Michigan residents feel upbeat on economy, less so on Trump

According to the latest State of the State Survey, Michiganders are more positive about their personal finances than they’ve been in nearly two decades, but their feelings about President Donald Trump aren’t quite as confident.

The latest SOSS – conducted by Michigan State University’s Institute for Public Policy and Social Research, or IPPSR – found that by some measures, feelings about finances are the highest they’ve been in the survey’s history: those interviewed said they consider themselves better off financially than a year ago, comfortable with their current household finances and confident they’ll be better off next year as well.

Sixty-three percent of the people surveyed believe they’ll be financially better off in 2020, below the state’s 70.5% peak of optimism in 2001, before the state entered a slide to recession. Just 18% of participants called their finances worse than a year ago, the lowest reading since 1999, Ballard said.

Michigan adults also cooled slightly toward President Donald Trump as the year ended and gave Gov. Gretchen Whitmer her opening SOSS marks of “fair.”

State of the State Director Charles Ballard, professor of economics at MSU, said that while a positive economic outlook typically bodes well for an incumbent president, Trump’s ratings “are not all that great.”

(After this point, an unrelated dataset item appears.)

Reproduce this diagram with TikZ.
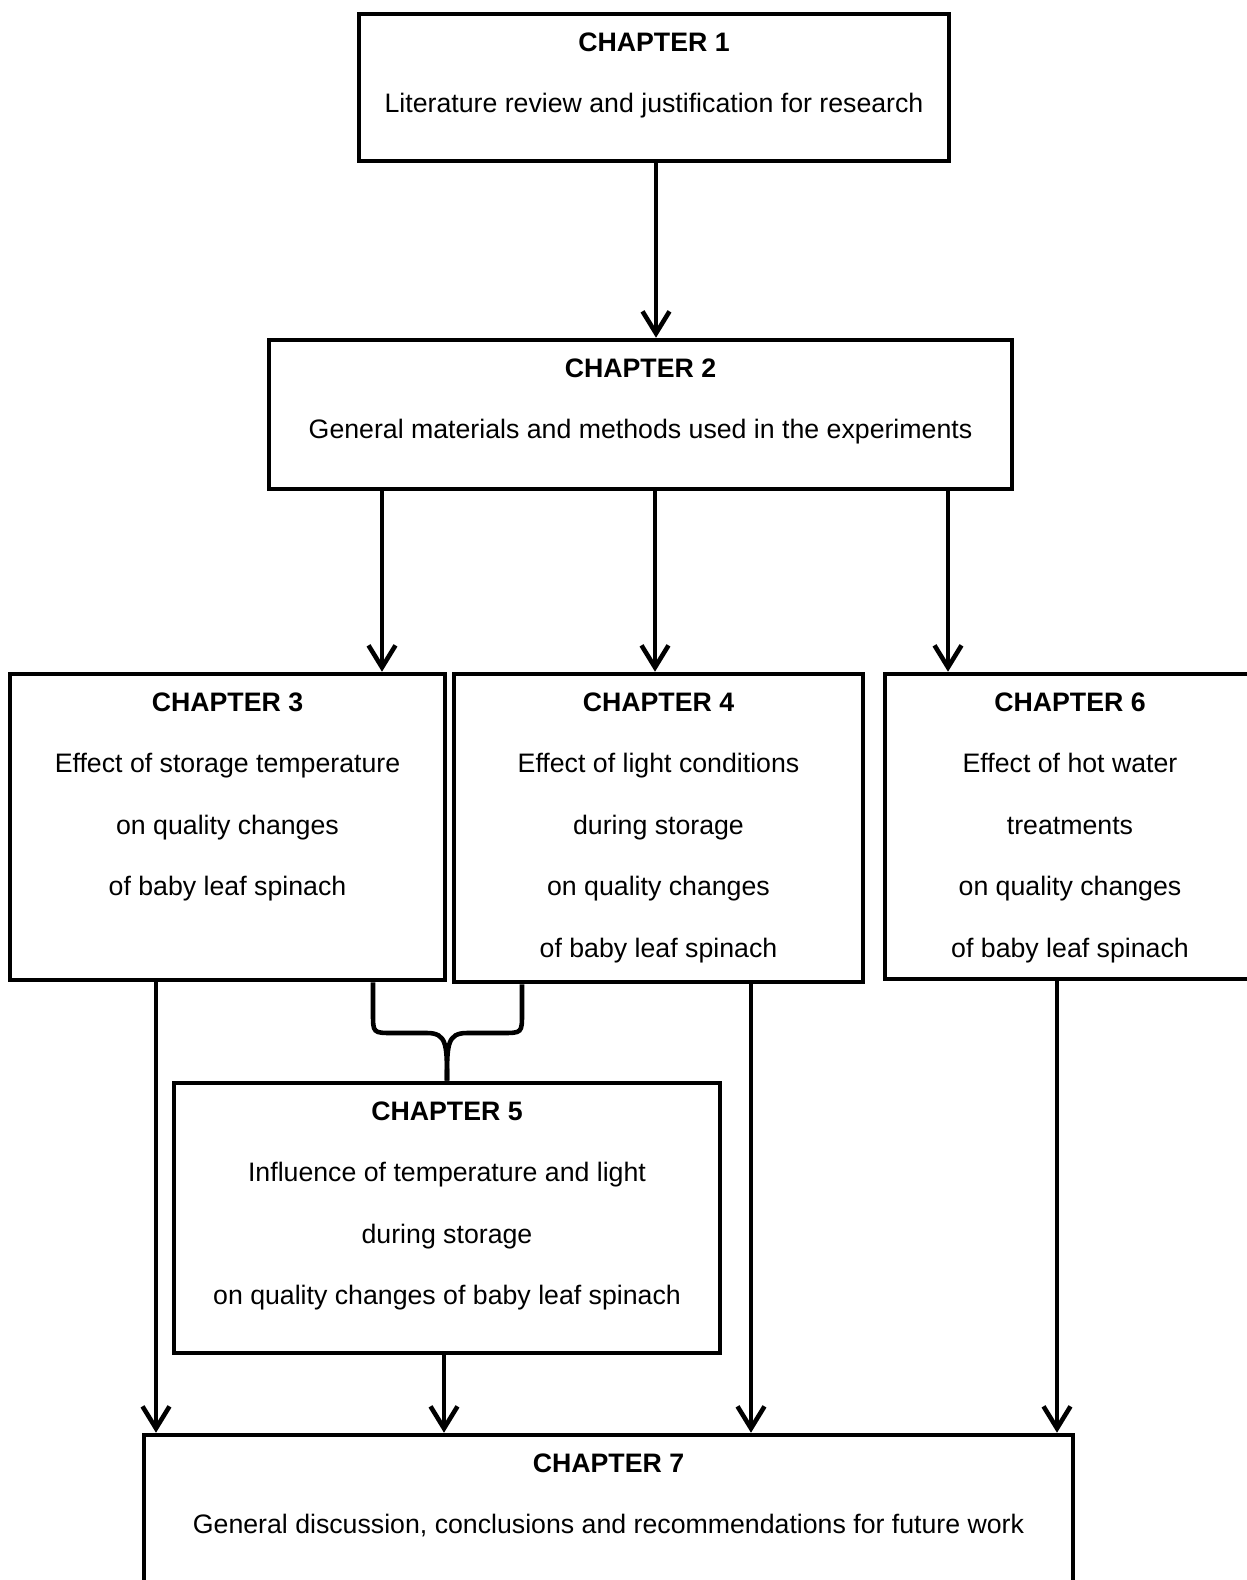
\documentclass[tikz,border=0pt]{standalone}
\usepackage{fontspec}
\setmainfont{Liberation Sans}
\usetikzlibrary{arrows.meta,fit}
\tikzset{%
    chapbox/.style={draw, line width=2.6pt, inner sep=0pt},
    chaptext/.style={anchor=north, align=center, inner sep=0pt,
        font=\fontsize{15.2}{35}\selectfont},
    arr/.style={line width=2.6pt, -{Straight Barb[length=0.44cm,width=0.54cm]}},
    brace/.style={line width=2.6pt}
}
\begin{document}
\begin{tikzpicture}[x=0.02cm,y=-0.02cm]
    \useasboundingbox (0,0) rectangle (1247,1580);
    \clip (0,0) rectangle (1247,1580);
    \node[chapbox, fit={(359,14) (949,161)}] (ch1) {};
    \node[chapbox, fit={(269,340) (1012,489)}] (ch2) {};
    \node[chapbox, fit={(10,674) (445,980)}] (ch3) {};
    \node[chapbox, fit={(454,674) (863,982)}] (ch4) {};
    \node[chapbox, fit={(885,674) (1255,979)}] (ch6) {};
    \node[chapbox, fit={(174,1083) (720,1353)}] (ch5) {};
    \node[chapbox, fit={(144,1435) (1073,1620)}] (ch7) {};
    \node[chaptext] (t1) at ([yshift=-0.41cm]ch1.north) {\textbf{CHAPTER 1}\\Literature review and justification for research};
    \node[chaptext] (t2) at ([yshift=-0.41cm]ch2.north) {\textbf{CHAPTER 2}\\General materials and methods used in the experiments};
    \node[chaptext] (t3) at ([yshift=-0.41cm]ch3.north) {\textbf{CHAPTER 3}\\Effect of storage temperature\\on quality changes\\of baby leaf spinach};
    \node[chaptext] (t4) at ([yshift=-0.41cm]ch4.north) {\textbf{CHAPTER 4}\\Effect of light conditions\\during storage\\on quality changes\\of baby leaf spinach};
    \node[chaptext] (t6) at ([yshift=-0.41cm]ch6.north) {\textbf{CHAPTER 6}\\Effect of hot water\\treatments\\on quality changes\\of baby leaf spinach};
    \node[chaptext] (t5) at ([yshift=-0.41cm]ch5.north) {\textbf{CHAPTER 5}\\Influence of temperature and light\\during storage\\on quality changes of baby leaf spinach};
    \node[chaptext] (t7) at ([yshift=-0.41cm]ch7.north) {\textbf{CHAPTER 7}\\General discussion, conclusions and recommendations for future work};
    \coordinate (a1) at (656,0);
    \draw[arr] (a1 |- ch1.south) -- (a1 |- ch2.north);
    \foreach \x/\n in {382/ch3,655/ch4,948/ch6}
    {
    \coordinate (top) at (\x,0);
    \draw[arr] (top |- ch2.south) -- (top |- \n.north);
    }
    \foreach \x/\n in {156/ch3,444/ch5,751/ch4,1057/ch6}
    {
    \coordinate (bot) at (\x,0);
    \draw[arr] (bot |- \n.south) -- (bot |- ch7.north);
    }
    \coordinate (bl) at (373,1033);
    \coordinate (br) at (522,1033);
    \coordinate (bm) at (447,1033);
    \draw[brace] (bl |- ch3.south) -- (373,1013) .. controls (373,1033) .. (393,1033)
        -- (427,1033) .. controls (447,1033) and (447,1045) .. (bm |- ch5.north);
    \draw[brace] (br |- ch4.south) -- (522,1013) .. controls (522,1033) .. (502,1033)
        -- (467,1033) .. controls (447,1033) and (447,1045) .. (bm |- ch5.north);
\end{tikzpicture}
\end{document}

“Almost exactly half gave him a rating of poor,” Ballard said.

As Trump seeks re-election in 2020, less than a third of Michigan’s residents gave Trump a combined rating of “good” or “excellent,” down from almost 34% just about a year ago; 18.3% gave the president, a Republican, a “fair” rating.

Michigan residents responding to the SOSS also weighed in on their trust in state, local and federal government, all of which dipped slightly.

Trust in local government is higher now than in most of the century, Ballard said: nearly 44% of those responding said they could trust local government “most of the time.” In this survey, 21% said they could trust state government most of the time and nearly half said some of the time.

Ballard said that those who say they seldom or never trust their federal government outnumber those who indicate they trust federal government nearly all or most of the time by a three-to-one margin.

“Trust in the federal government is far below the all-time high, which came shortly after the attacks of September 11, 2001,” Ballard said.

Trump stands at 15.6% “excellent” compared to Whitmer’s 5.7% but his “poor” marks are more than three times Whitmer’s 14.9% assessment.

“Trump wins more extreme responses than the first-term governor. He has a higher percentage of excellent ratings, but also a higher percentage of poor grades,” Ballard said. “The differences are even starker when you look at attitudes by race, sex and party affiliation.”

Women favor Whitmer over Trump. Among Black Michigan residents, 34.3% give Whitmer “good” or “excellent” performance marks while 3.2% gave Trump favorable marks.

Trump wins high marks from nearly three-quarters of Republicans responding to the survey. More than half of Democrats responding – 56.8% – gave Whitmer favorable marks. Independents rated the politicians similarly: just under 35% of Independents ranked Whitmer highly and 33.8% of Independents ranked Trump highly.

SOSS results were outlined on IPPSR’s latest State of the State podcast.